The FAQs issued by the ICAI are expected to assist companies as they transition to Ind AS by reducing diversity in practice and enabling a more consistent interpretation of Ind AS requirements. Companies should carefully consider the clarifications issued in their implementation efforts.
In addition, companies may consider the following aspects relating to the issues discussed above:
Ind AS 109 allows for the use of judgement, including consideration of past sales and expectations about future sales, along with reasons for those sales and whether they reflect a change in the entity’s business model. The following are some of the factors that may be considered by management in developing its guiding criteria:
Infrequent number of sales and insignificant value: Ind AS 109 also considers a scenario where there are more than an infrequent number of sales made from a portfolio of financial assets and those sales are more than insignificant in value.
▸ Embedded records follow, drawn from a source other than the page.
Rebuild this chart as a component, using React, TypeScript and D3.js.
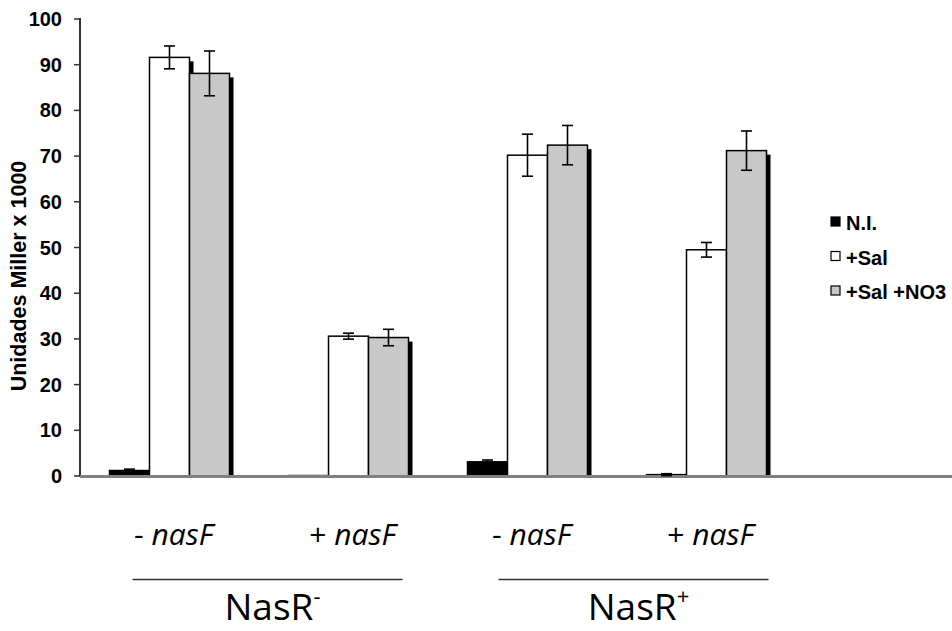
import React from "react";
import * as d3 from "d3";

const categories = ["- nasF", "+ nasF", "- nasF ", "+ nasF "];
const catPrefix = ["- ", "+ ", "- ", "+ "];
const series = ["N.I.", "+Sal", "+Sal +NO3"];
const niValues = [1.2, 0.1, 3.1, 0.3];
const salValues = [91.6, 30.6, 70.2, 49.5];
const salNo3Values = [88.1, 30.3, 72.4, 71.2];
const niErr = [0.3, 0, 0.4, 0.2];
const salErr = [2.5, 0.65, 4.6, 1.6];
const salNo3Err = [4.9, 1.8, 4.3, 4.3];
const yTicks = [0, 10, 20, 30, 40, 50, 60, 70, 80, 90, 100];
const strains = ["NasR", "NasR"];
const strainSup = ["-", "+"];
const seriesColors = ["#000000", "#ffffff", "#c8c8c8"];

export default function App() {
  const W = 952, H = 631;
  const x = d3.scaleBand<string>().domain(categories).range([80, 796]).paddingInner(0.3296).paddingOuter(0.1648);
  const xs = d3.scaleBand<string>().domain(series).range([0, x.bandwidth()]);
  const y = d3.scaleLinear().domain([0, 100]).range([476, 19]);
  const vals = [niValues, salValues, salNo3Values];
  const errs = [niErr, salErr, salNo3Err];
  const font = "Liberation Sans, Arial, sans-serif";
  const catFont = "'Open Sans', 'Noto Sans', sans-serif";

  const bars: React.ReactNode[] = [];
  categories.forEach((c, ci) => {
    series.forEach((s, si) => {
      const v = vals[si][ci];
      const bx = (x(c) as number) + (xs(s) as number);
      const bw = xs.bandwidth();
      const top = y(v);
      bars.push(
        <g key={`b${ci}-${si}`}>
          <rect x={bx + 4} y={Math.min(top + 4, y(0))} width={bw} height={Math.max(0, y(0) - top - 4)} fill="#000" />
          <rect x={bx} y={top} width={bw} height={y(0) - top} fill={seriesColors[si]} stroke="#000" strokeWidth={1.5} />
        </g>
      );
    });
  });
  const errBars: React.ReactNode[] = [];
  categories.forEach((c, ci) => {
    series.forEach((s, si) => {
      const e = errs[si][ci];
      if (e <= 0) return;
      const v = vals[si][ci];
      const cx = (x(c) as number) + (xs(s) as number) + xs.bandwidth() / 2;
      errBars.push(
        <g key={`e${ci}-${si}`} stroke="#000" strokeWidth={1.6}>
          <line x1={cx} x2={cx} y1={y(v + e)} y2={y(v - e)} />
          <line x1={cx - 5.5} x2={cx + 5.5} y1={y(v + e)} y2={y(v + e)} />
          <line x1={cx - 5.5} x2={cx + 5.5} y1={y(v - e)} y2={y(v - e)} />
        </g>
      );
    });
  });

  const groupOffsets = [8.5, 16.5];
  const groups = [0, 1].map((g) => {
    const a = x(categories[g * 2]) as number;
    const b = (x(categories[g * 2 + 1]) as number) + x.bandwidth();
    const c = (a + b) / 2 + groupOffsets[g];
    return { c, half: 135 };
  });

  return (
    <svg width={W} height={H} style={{ position: "absolute", left: 0, top: 0, background: "#fff" }}>
      <rect width={W} height={H} fill="#fff" />
      {/* y axis */}
      <line x1={80} x2={80} y1={18} y2={477} stroke="#333" strokeWidth={2} />
      {yTicks.map((t) => (
        <g key={t}>
          <line x1={74} x2={80} y1={y(t)} y2={y(t)} stroke="#333" strokeWidth={1.5} />
          <text x={62} y={y(t) + 7} textAnchor="end" fontFamily={font} fontWeight="bold" fontSize={20} fill="#000">
            {t}
          </text>
        </g>
      ))}
      <text
        transform={`translate(26,276) rotate(-90)`}
        textAnchor="middle"
        fontFamily={font}
        fontWeight="bold"
        fontSize={21.5}
        fill="#000"
      >
        Unidades Miller x 1000
      </text>
      {bars}
      {/* x axis */}
      <line x1={80} x2={952} y1={476.5} y2={476.5} stroke="#808080" strokeWidth={3} />
      {errBars}
      {/* legend */}
      {series.map((s, i) => (
        <g key={s}>
          <rect x={831} y={217 + i * 34.5} width={9} height={9} fill={seriesColors[i]} stroke="#000" strokeWidth={1.2} />
          <text x={846} y={230 + i * 34.5} fontFamily={font} fontWeight="bold" fontSize={20} fill="#000">
            {s}
          </text>
        </g>
      ))}
      {/* category labels */}
      {categories.map((c, ci) => (
        <text
          key={c}
          x={(x(c) as number) + x.bandwidth() / 2 + 4}
          y={545}
          textAnchor="middle"
          fontFamily={catFont}
          fontSize={30}
          fill="#000"
        >
          <tspan>{catPrefix[ci]}</tspan>
          <tspan fontStyle="italic">nasF</tspan>
        </text>
      ))}
      {groups.map((g, gi) => (
        <g key={gi}>
          <line x1={g.c - g.half} x2={g.c + g.half} y1={579.5} y2={579.5} stroke="#333" strokeWidth={1.6} />
          <text x={g.c + 5} y={620} textAnchor="middle" fontFamily={catFont} fontSize={37} fill="#000">
            {strains[gi]}
            <tspan dy={-16} fontSize={22}>
              {strainSup[gi]}
            </tspan>
          </text>
        </g>
      ))}
    </svg>
  );
}
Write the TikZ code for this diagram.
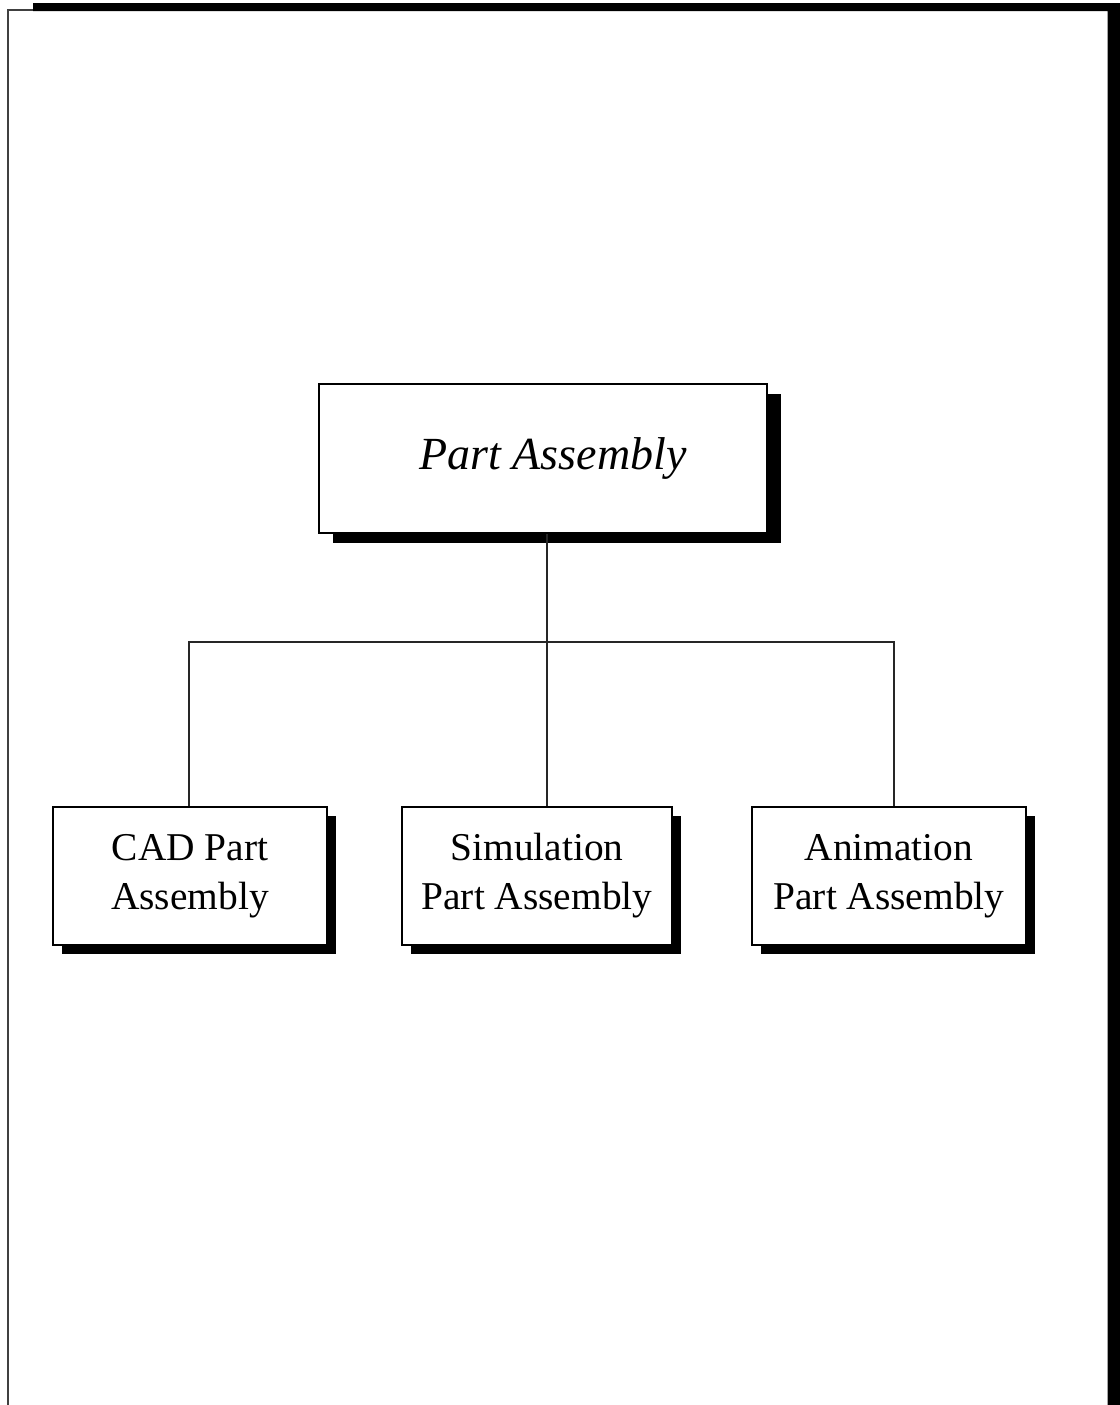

It states that an increase in frequency or value of sales in a particular period is not necessarily inconsistent with an objective to hold financial assets to collect contractual cash flows if the reasons for the sales can be effectively explained. There is no quantitative bright-line measure on what frequency or value of anticipated sales would prevent a single business model from meeting the held to collect criterion.